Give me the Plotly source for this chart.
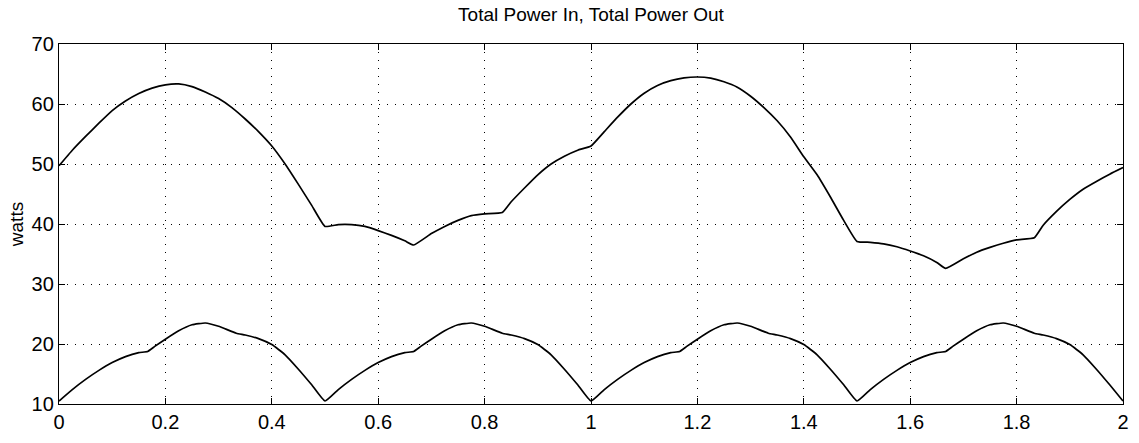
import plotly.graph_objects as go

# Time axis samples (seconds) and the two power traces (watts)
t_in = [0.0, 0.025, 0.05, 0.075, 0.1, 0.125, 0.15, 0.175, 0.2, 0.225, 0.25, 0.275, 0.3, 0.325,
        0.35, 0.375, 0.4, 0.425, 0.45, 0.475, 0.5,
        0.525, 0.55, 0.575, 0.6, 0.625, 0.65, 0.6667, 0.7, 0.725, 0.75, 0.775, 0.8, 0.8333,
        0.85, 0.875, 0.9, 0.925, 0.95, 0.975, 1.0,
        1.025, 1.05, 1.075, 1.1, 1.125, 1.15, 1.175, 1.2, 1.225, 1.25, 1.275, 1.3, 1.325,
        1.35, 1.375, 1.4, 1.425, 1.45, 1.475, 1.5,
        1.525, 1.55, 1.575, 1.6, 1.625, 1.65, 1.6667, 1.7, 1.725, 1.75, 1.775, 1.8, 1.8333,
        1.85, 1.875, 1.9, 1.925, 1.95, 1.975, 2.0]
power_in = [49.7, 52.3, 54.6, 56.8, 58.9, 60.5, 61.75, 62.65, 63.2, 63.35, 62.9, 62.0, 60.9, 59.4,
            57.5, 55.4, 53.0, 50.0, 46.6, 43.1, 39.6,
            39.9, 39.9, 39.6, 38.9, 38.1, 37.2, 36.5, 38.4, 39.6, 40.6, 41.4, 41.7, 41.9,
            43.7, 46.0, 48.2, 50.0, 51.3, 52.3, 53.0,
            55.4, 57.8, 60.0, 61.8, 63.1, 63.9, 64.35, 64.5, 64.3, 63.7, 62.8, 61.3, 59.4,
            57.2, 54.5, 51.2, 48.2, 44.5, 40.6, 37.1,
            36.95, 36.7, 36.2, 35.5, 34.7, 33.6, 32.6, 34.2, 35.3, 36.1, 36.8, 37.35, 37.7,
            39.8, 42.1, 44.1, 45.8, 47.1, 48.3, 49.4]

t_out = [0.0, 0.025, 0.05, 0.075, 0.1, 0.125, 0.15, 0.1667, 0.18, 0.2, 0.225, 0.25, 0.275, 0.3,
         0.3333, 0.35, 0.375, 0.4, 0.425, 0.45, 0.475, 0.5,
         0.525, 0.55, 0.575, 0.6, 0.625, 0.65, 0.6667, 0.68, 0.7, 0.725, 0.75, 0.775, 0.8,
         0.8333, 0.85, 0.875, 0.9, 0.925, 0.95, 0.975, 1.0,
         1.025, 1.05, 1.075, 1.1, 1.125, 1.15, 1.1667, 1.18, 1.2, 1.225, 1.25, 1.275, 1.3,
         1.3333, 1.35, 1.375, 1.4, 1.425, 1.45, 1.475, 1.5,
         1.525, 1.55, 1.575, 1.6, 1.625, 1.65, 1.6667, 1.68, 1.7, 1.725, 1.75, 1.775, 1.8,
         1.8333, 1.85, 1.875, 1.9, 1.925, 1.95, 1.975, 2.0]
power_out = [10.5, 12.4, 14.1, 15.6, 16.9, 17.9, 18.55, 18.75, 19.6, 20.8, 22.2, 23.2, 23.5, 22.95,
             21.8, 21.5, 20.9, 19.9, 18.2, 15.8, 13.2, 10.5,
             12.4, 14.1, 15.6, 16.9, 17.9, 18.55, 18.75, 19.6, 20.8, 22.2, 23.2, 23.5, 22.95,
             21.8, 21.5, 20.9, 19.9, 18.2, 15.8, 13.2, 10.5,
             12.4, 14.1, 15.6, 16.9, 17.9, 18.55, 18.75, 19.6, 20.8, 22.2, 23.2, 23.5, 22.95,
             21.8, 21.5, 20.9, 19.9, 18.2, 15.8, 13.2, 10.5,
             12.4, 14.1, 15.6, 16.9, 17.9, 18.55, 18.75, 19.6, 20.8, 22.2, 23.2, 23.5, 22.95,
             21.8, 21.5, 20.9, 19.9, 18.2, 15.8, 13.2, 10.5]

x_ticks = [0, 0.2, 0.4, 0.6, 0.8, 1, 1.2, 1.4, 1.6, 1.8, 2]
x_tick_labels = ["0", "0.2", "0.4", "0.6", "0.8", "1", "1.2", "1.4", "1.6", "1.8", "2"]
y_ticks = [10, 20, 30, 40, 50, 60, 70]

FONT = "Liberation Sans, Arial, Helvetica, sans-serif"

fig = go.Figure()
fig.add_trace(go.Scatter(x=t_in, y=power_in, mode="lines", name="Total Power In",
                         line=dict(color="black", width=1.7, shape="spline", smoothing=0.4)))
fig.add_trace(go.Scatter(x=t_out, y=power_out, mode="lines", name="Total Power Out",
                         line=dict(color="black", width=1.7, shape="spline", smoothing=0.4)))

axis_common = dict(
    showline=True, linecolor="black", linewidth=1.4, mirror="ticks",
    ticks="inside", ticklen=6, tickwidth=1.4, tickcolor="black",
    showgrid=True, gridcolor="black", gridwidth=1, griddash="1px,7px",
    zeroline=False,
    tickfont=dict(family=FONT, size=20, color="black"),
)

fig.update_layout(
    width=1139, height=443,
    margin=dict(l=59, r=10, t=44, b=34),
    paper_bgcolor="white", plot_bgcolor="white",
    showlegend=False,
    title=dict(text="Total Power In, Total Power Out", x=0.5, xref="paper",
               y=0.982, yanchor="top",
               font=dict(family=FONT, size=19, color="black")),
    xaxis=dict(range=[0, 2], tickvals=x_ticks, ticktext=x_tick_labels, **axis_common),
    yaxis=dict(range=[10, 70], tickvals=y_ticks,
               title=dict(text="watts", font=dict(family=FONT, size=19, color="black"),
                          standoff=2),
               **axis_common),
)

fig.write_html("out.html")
○ ○ ○ ○ ○
- Work to be completed
Copy every line of the data exactly as written, excluding the pictures.

- Expected answer
Give me the Plotly source for this chart.
import plotly.graph_objects as go

# Time axis samples (seconds) and the two power traces (watts)
t_in = [0.0, 0.025, 0.05, 0.075, 0.1, 0.125, 0.15, 0.175, 0.2, 0.225, 0.25, 0.275, 0.3, 0.325,
        0.35, 0.375, 0.4, 0.425, 0.45, 0.475, 0.5,
        0.525, 0.55, 0.575, 0.6, 0.625, 0.65, 0.6667, 0.7, 0.725, 0.75, 0.775, 0.8, 0.8333,
        0.85, 0.875, 0.9, 0.925, 0.95, 0.975, 1.0,
        1.025, 1.05, 1.075, 1.1, 1.125, 1.15, 1.175, 1.2, 1.225, 1.25, 1.275, 1.3, 1.325,
        1.35, 1.375, 1.4, 1.425, 1.45, 1.475, 1.5,
        1.525, 1.55, 1.575, 1.6, 1.625, 1.65, 1.6667, 1.7, 1.725, 1.75, 1.775, 1.8, 1.8333,
        1.85, 1.875, 1.9, 1.925, 1.95, 1.975, 2.0]
power_in = [49.7, 52.3, 54.6, 56.8, 58.9, 60.5, 61.75, 62.65, 63.2, 63.35, 62.9, 62.0, 60.9, 59.4,
            57.5, 55.4, 53.0, 50.0, 46.6, 43.1, 39.6,
            39.9, 39.9, 39.6, 38.9, 38.1, 37.2, 36.5, 38.4, 39.6, 40.6, 41.4, 41.7, 41.9,
            43.7, 46.0, 48.2, 50.0, 51.3, 52.3, 53.0,
            55.4, 57.8, 60.0, 61.8, 63.1, 63.9, 64.35, 64.5, 64.3, 63.7, 62.8, 61.3, 59.4,
            57.2, 54.5, 51.2, 48.2, 44.5, 40.6, 37.1,
            36.95, 36.7, 36.2, 35.5, 34.7, 33.6, 32.6, 34.2, 35.3, 36.1, 36.8, 37.35, 37.7,
            39.8, 42.1, 44.1, 45.8, 47.1, 48.3, 49.4]

t_out = [0.0, 0.025, 0.05, 0.075, 0.1, 0.125, 0.15, 0.1667, 0.18, 0.2, 0.225, 0.25, 0.275, 0.3,
         0.3333, 0.35, 0.375, 0.4, 0.425, 0.45, 0.475, 0.5,
         0.525, 0.55, 0.575, 0.6, 0.625, 0.65, 0.6667, 0.68, 0.7, 0.725, 0.75, 0.775, 0.8,
         0.8333, 0.85, 0.875, 0.9, 0.925, 0.95, 0.975, 1.0,
         1.025, 1.05, 1.075, 1.1, 1.125, 1.15, 1.1667, 1.18, 1.2, 1.225, 1.25, 1.275, 1.3,
         1.3333, 1.35, 1.375, 1.4, 1.425, 1.45, 1.475, 1.5,
         1.525, 1.55, 1.575, 1.6, 1.625, 1.65, 1.6667, 1.68, 1.7, 1.725, 1.75, 1.775, 1.8,
         1.8333, 1.85, 1.875, 1.9, 1.925, 1.95, 1.975, 2.0]
power_out = [10.5, 12.4, 14.1, 15.6, 16.9, 17.9, 18.55, 18.75, 19.6, 20.8, 22.2, 23.2, 23.5, 22.95,
             21.8, 21.5, 20.9, 19.9, 18.2, 15.8, 13.2, 10.5,
             12.4, 14.1, 15.6, 16.9, 17.9, 18.55, 18.75, 19.6, 20.8, 22.2, 23.2, 23.5, 22.95,
             21.8, 21.5, 20.9, 19.9, 18.2, 15.8, 13.2, 10.5,
             12.4, 14.1, 15.6, 16.9, 17.9, 18.55, 18.75, 19.6, 20.8, 22.2, 23.2, 23.5, 22.95,
             21.8, 21.5, 20.9, 19.9, 18.2, 15.8, 13.2, 10.5,
             12.4, 14.1, 15.6, 16.9, 17.9, 18.55, 18.75, 19.6, 20.8, 22.2, 23.2, 23.5, 22.95,
             21.8, 21.5, 20.9, 19.9, 18.2, 15.8, 13.2, 10.5]

x_ticks = [0, 0.2, 0.4, 0.6, 0.8, 1, 1.2, 1.4, 1.6, 1.8, 2]
x_tick_labels = ["0", "0.2", "0.4", "0.6", "0.8", "1", "1.2", "1.4", "1.6", "1.8", "2"]
y_ticks = [10, 20, 30, 40, 50, 60, 70]

FONT = "Liberation Sans, Arial, Helvetica, sans-serif"

fig = go.Figure()
fig.add_trace(go.Scatter(x=t_in, y=power_in, mode="lines", name="Total Power In",
                         line=dict(color="black", width=1.7, shape="spline", smoothing=0.4)))
fig.add_trace(go.Scatter(x=t_out, y=power_out, mode="lines", name="Total Power Out",
                         line=dict(color="black", width=1.7, shape="spline", smoothing=0.4)))

axis_common = dict(
    showline=True, linecolor="black", linewidth=1.4, mirror="ticks",
    ticks="inside", ticklen=6, tickwidth=1.4, tickcolor="black",
    showgrid=True, gridcolor="black", gridwidth=1, griddash="1px,7px",
    zeroline=False,
    tickfont=dict(family=FONT, size=20, color="black"),
)

fig.update_layout(
    width=1139, height=443,
    margin=dict(l=59, r=10, t=44, b=34),
    paper_bgcolor="white", plot_bgcolor="white",
    showlegend=False,
    title=dict(text="Total Power In, Total Power Out", x=0.5, xref="paper",
               y=0.982, yanchor="top",
               font=dict(family=FONT, size=19, color="black")),
    xaxis=dict(range=[0, 2], tickvals=x_ticks, ticktext=x_tick_labels, **axis_common),
    yaxis=dict(range=[10, 70], tickvals=y_ticks,
               title=dict(text="watts", font=dict(family=FONT, size=19, color="black"),
                          standoff=2),
               **axis_common),
)

fig.write_html("out.html")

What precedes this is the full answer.